Kondisi ini, tambah Mahfud MD, memunculkan praktik kaburnya batas antara berita dan iklan. Beberapa media bahkan memuat konten berbayar yang dikemas seperti berita biasa.
“Kadang orang membuat iklan tentang dirinya lalu dimuat di kolom berita. Itu jelas berbayar, dan publik sulit membedakan mana berita murni dan mana pariwara,” tegasnya.
Pandangan Mahfud MD mendapat penguatan dari Bambang Harymurti, salah satu jurnalis senior Indonesia. Menurutnya, apa yang disampaikan Mahfud MD sulit untuk dibantah. Bambang justru menambahkan pengalaman pribadi yang mencerminkan tantangan baru bagi insan pers di era modern.
Ia mencontohkan, dalam sebuah kunjungan ke salah satu media besar, ia mendapati banyak mantan bawahannya yang kini bekerja di sana. Namun, para jurnalis tersebut mengaku lebih takut pada tekanan internal perusahaan dibanding intervensi pemerintah.

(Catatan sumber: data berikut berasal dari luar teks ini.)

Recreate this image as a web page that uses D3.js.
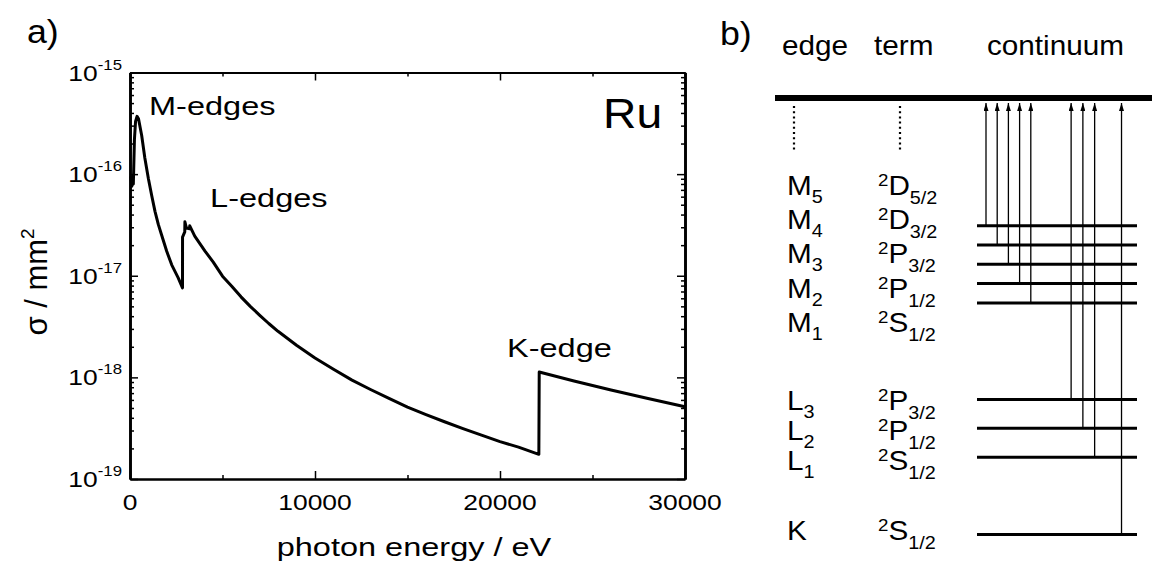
<!DOCTYPE html>
<html>
<head>
<meta charset="utf-8">
<script src="https://cdn.jsdelivr.net/npm/d3@7"></script>
<style>
  body { margin: 0; background: #fff; }
  text { font-family: Arial, "Liberation Sans", Helvetica, sans-serif; fill: #000; }
</style>
</head>
<body>
<svg id="fig" width="1152" height="564"></svg>
<script>
// cross section of Ru vs photon energy
var energy = [40, 100, 140, 180, 240, 300, 380, 460, 632, 800, 990, 1170, 1351, 1530, 1713, 1980, 2254, 2600, 2838,
  2840, 2960, 2968, 3050, 3224, 3230, 3500, 4054, 4500, 5000, 5500, 6000, 6500, 7000, 7500, 8000, 9000, 10000,
  11000, 12000, 13000, 14000, 15000, 16000, 17000, 18000, 19000, 20000, 21000, 22100,
  22120, 24000, 26000, 28000, 30000];
var sigma = [9.5e-17, 7.6e-17, 9.4e-17, 8.0e-17, 2.2e-16, 3.3e-16, 3.7e-16, 3.5e-16, 2.4e-16, 1.45e-16,
  9.1e-17, 6.2e-17, 4.3e-17, 3.2e-17, 2.5e-17, 1.75e-17, 1.28e-17, 9.6e-18, 7.6e-18,
  2.4e-17, 2.7e-17, 3.4e-17, 2.95e-17, 2.9e-17, 3.1e-17, 2.45e-17, 1.75e-17, 1.36e-17, 9.9e-18, 7.9e-18,
  6.2e-18, 5.0e-18, 4.1e-18, 3.39e-18, 2.84e-18, 2.07e-18, 1.55e-18, 1.2e-18, 9.4e-19, 7.6e-19, 6.2e-19,
  5.1e-19, 4.3e-19, 3.66e-19, 3.13e-19, 2.7e-19, 2.33e-19, 2.06e-19, 1.75e-19,
  1.13e-18, 9.2e-19, 7.5e-19, 6.2e-19, 5.15e-19];

var xTicks = [0, 10000, 20000, 30000];
var xMinor = [5000, 15000, 25000];
var yExps = [-19, -18, -17, -16, -15];

// annotations, anchored in data coordinates
var notes = ['M-edges', 'L-edges', 'K-edge'];
var noteE = [1030, 4330, 20380];
var noteS = [3.8e-16, 4.8e-17, 1.6e-18];

// level scheme (panel b)
var edgeName = ['M', 'M', 'M', 'M', 'M', 'L', 'L', 'L', 'K'];
var edgeSub = ['5', '4', '3', '2', '1', '3', '2', '1', ''];
var termL = ['D', 'D', 'P', 'P', 'S', 'P', 'P', 'S', 'S'];
var termJ = ['5/2', '3/2', '3/2', '1/2', '1/2', '3/2', '1/2', '1/2', '1/2'];
var levelDepth = [0, 1, 2, 3, 4, 9, 10.5, 12, 16];   // schematic binding depth
var labelRow = [0, 1, 2, 3, 4, 6.28, 7.16, 8.05, 10.1];
var arrowSlot = [0, 1, 2, 3, 4, 7.6, 8.65, 9.7, 12.1];

var svg = d3.select('#fig');

// text with a horizontal stretch, like the original figure
function txt(parent, x, y, size, sx, anchor) {
  return parent.append('text')
    .attr('transform', 'translate(' + x + ',' + y + ') scale(' + sx + ',1)')
    .attr('font-size', size)
    .attr('text-anchor', anchor || 'start');
}

/* ---------- panel a ---------- */
var plotL = 130, plotR = 685, plotT = 72.5, plotB = 479;

var x = d3.scaleLinear().domain([0, 30000]).range([plotL, plotR]);
var y = d3.scaleLog().domain([1e-19, 1e-15]).range([plotB, plotT]);

var yMinor = y.ticks().filter(function (v) {
  return Math.abs(Math.log10(v) - Math.round(Math.log10(v))) > 1e-6;
});

function styleAxis(g, w) {
  g.select('.domain').attr('stroke-width', w);
  g.selectAll('.tick line').attr('stroke-width', 1.5);
}

var gA = svg.append('g');

gA.append('g').attr('transform', 'translate(0,' + plotB + ')')
  .call(d3.axisBottom(x).tickValues(xTicks).tickSize(-8).tickSizeOuter(0).tickFormat(''))
  .call(styleAxis, 2);
gA.append('g').attr('transform', 'translate(0,' + plotB + ')')
  .call(d3.axisBottom(x).tickValues(xMinor).tickSize(-4).tickSizeOuter(0).tickFormat(''))
  .call(styleAxis, 2);
gA.append('g').attr('transform', 'translate(0,' + plotT + ')')
  .call(d3.axisTop(x).tickValues(xTicks).tickSize(-8).tickSizeOuter(0).tickFormat(''))
  .call(styleAxis, 2);
gA.append('g').attr('transform', 'translate(0,' + plotT + ')')
  .call(d3.axisTop(x).tickValues(xMinor).tickSize(-4).tickSizeOuter(0).tickFormat(''))
  .call(styleAxis, 2);

var decades = yExps.map(function (e) { return Math.pow(10, e); });
gA.append('g').attr('transform', 'translate(' + plotL + ',0)')
  .call(d3.axisLeft(y).tickValues(decades).tickSize(-8).tickSizeOuter(0).tickFormat(''))
  .call(styleAxis, 2.6);
gA.append('g').attr('transform', 'translate(' + plotL + ',0)')
  .call(d3.axisLeft(y).tickValues(yMinor).tickSize(-4).tickSizeOuter(0).tickFormat(''))
  .call(styleAxis, 2.6);
gA.append('g').attr('transform', 'translate(' + plotR + ',0)')
  .call(d3.axisRight(y).tickValues(decades).tickSize(-8).tickSizeOuter(0).tickFormat(''))
  .call(styleAxis, 2.6);
gA.append('g').attr('transform', 'translate(' + plotR + ',0)')
  .call(d3.axisRight(y).tickValues(yMinor).tickSize(-4).tickSizeOuter(0).tickFormat(''))
  .call(styleAxis, 2.6);

// tick labels
xTicks.forEach(function (v) {
  txt(gA, x(v), plotB + 30.5, 22, 1.2, 'middle').text(v);
});
yExps.forEach(function (e) {
  var t = txt(gA, plotL - 8, y(Math.pow(10, e)) + 8, 22, 1.2, 'end');
  t.append('tspan').text('10');
  t.append('tspan').attr('font-size', 14).attr('dy', -11).text(e);
});

// the curve
var line = d3.line()
  .x(function (d) { return x(d[0]); })
  .y(function (d) { return y(d[1]); });

gA.append('path')
  .datum(d3.zip(energy, sigma))
  .attr('d', line)
  .attr('fill', 'none')
  .attr('stroke', '#000')
  .attr('stroke-width', 3)
  .attr('stroke-linejoin', 'round');

notes.forEach(function (n, i) {
  txt(gA, x(noteE[i]), y(noteS[i]), 25, 1.3).text(n);
});
txt(gA, x(25570), y(2.85e-16), 42, 1.1).text('Ru');

txt(gA, 414, 556, 25, 1.3, 'middle').text('photon energy / eV');
var yt = gA.append('text')
  .attr('transform', 'translate(47,282) rotate(-90)')
  .attr('font-size', 31)
  .attr('text-anchor', 'middle');
yt.append('tspan').text('\u03c3 / mm');
yt.append('tspan').attr('font-size', 19).attr('dy', -13).text('2');

txt(svg, 27, 43, 34, 1.05).text('a)');

/* ---------- panel b ---------- */
var gB = svg.append('g');
var barY = 98;
var levelY = d3.scaleLinear().domain([0, 16]).range([225.7, 534.5]);
var rowY = d3.scaleLinear().domain([0, 1]).range([195, 229.2]);
var arrowX = d3.scaleLinear().domain([0, 1]).range([986, 997.2]);

txt(svg, 720, 45, 34, 1.05).text('b)');
txt(gB, 782, 55, 27, 1.1).text('edge');
txt(gB, 874, 55, 27, 1.1).text('term');
txt(gB, 987, 55, 27, 1.1).text('continuum');

svg.append('defs').append('marker')
  .attr('id', 'head')
  .attr('viewBox', '0 0 8 5')
  .attr('refX', 8).attr('refY', 2.5)
  .attr('markerWidth', 8).attr('markerHeight', 5)
  .attr('markerUnits', 'userSpaceOnUse')
  .attr('orient', 'auto')
  .append('path').attr('d', 'M0,0L8,2.5L0,5Z').attr('fill', '#000');

// continuum
gB.append('line')
  .attr('x1', 775).attr('x2', 1152)
  .attr('y1', barY).attr('y2', barY)
  .attr('stroke', '#000').attr('stroke-width', 6);

// dotted "more levels" marks
[794, 900].forEach(function (dx) {
  gB.append('line')
    .attr('x1', dx).attr('x2', dx)
    .attr('y1', 106).attr('y2', 152)
    .attr('stroke', '#000').attr('stroke-width', 2.2)
    .attr('stroke-dasharray', '2,3.2');
});

// levels
gB.selectAll('.level')
  .data(levelDepth)
  .enter().append('line')
  .attr('class', 'level')
  .attr('x1', 977).attr('x2', 1137)
  .attr('y1', function (d) { return levelY(d); })
  .attr('y2', function (d) { return levelY(d); })
  .attr('stroke', '#000').attr('stroke-width', 3);

// excitation arrows
gB.selectAll('.arrow')
  .data(d3.zip(arrowSlot, levelDepth))
  .enter().append('line')
  .attr('class', 'arrow')
  .attr('x1', function (d) { return arrowX(d[0]); })
  .attr('x2', function (d) { return arrowX(d[0]); })
  .attr('y1', function (d) { return levelY(d[1]); })
  .attr('y2', barY + 5)
  .attr('stroke', '#000').attr('stroke-width', 1.3)
  .attr('marker-end', 'url(#head)');

// edge and term labels
labelRow.forEach(function (r, i) {
  var t = txt(gB, 787, rowY(r), 27, 1.1);
  t.append('tspan').text(edgeName[i]);
  if (edgeSub[i]) t.append('tspan').attr('font-size', 18).attr('dy', 8).text(edgeSub[i]);

  var u = txt(gB, 878, rowY(r), 27, 1.1);
  u.append('tspan').attr('font-size', 17).attr('dy', -9).text('2');
  u.append('tspan').attr('dy', 9).text(termL[i]);
  u.append('tspan').attr('font-size', 18).attr('dy', 9).text(termJ[i]);
});
</script>
</body>
</html>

“Kalau dulu di era Orde Baru wartawan takut menerima telepon dari Departemen Penerangan atau Puspen ABRI, sekarang yang ditakuti justru dari teman satu kantor, terutama dari bagian komersial,” kata Bambang.
Menurutnya, bagian komersial seringkali mendesak redaksi untuk tidak mengkritik pemasang iklan agar bisnis tetap berjalan lancar. Hal ini menciptakan bentuk “pembreidelan internal” yang berbeda dari era sebelumnya.
“Bukan medianya yang dibredel, tapi wartawannya yang ditekan agar jangan menyinggung pengiklan. Jadi bukan musuh eksternal lagi, melainkan tantangan dari dalam,” tambahnya.
Lebih jauh, Bambang menegaskan bahwa sejatinya kekuatan utama media adalah kredibilitas, bukan sekadar memenuhi keinginan pemasang iklan atau pihak yang membayar.
Jika media hanya menjual puji-pujian atau bahkan kesempatan untuk menyerang pihak lain, maka dalam jangka panjang hal itu justru akan menghancurkan diri mereka sendiri.
“Dalam jangka pendek, mungkin media dapat keuntungan, pendapatan naik, karyawan bisa mendapat bonus. Tapi itu ibarat narkoba, menyenangkan sesaat namun membinasakan dalam jangka panjang,” tuturnya.
Diskusi ini mencerminkan kondisi pers Indonesia yang kini berada di persimpangan jalan. Di satu sisi, kebebasan pers dijamin oleh undang-undang dan menjadi salah satu pilar demokrasi.
Namun di sisi lain, tekanan ekonomi, intervensi politik, serta kaburnya batas etika jurnalistik membuat pers menghadapi tantangan serius.
Apa yang disampaikan Mahfud MD dan Bambang Harymurti menjadi alarm penting bahwa kebebasan pers tidak hanya soal regulasi, melainkan juga ekosistem yang sehat.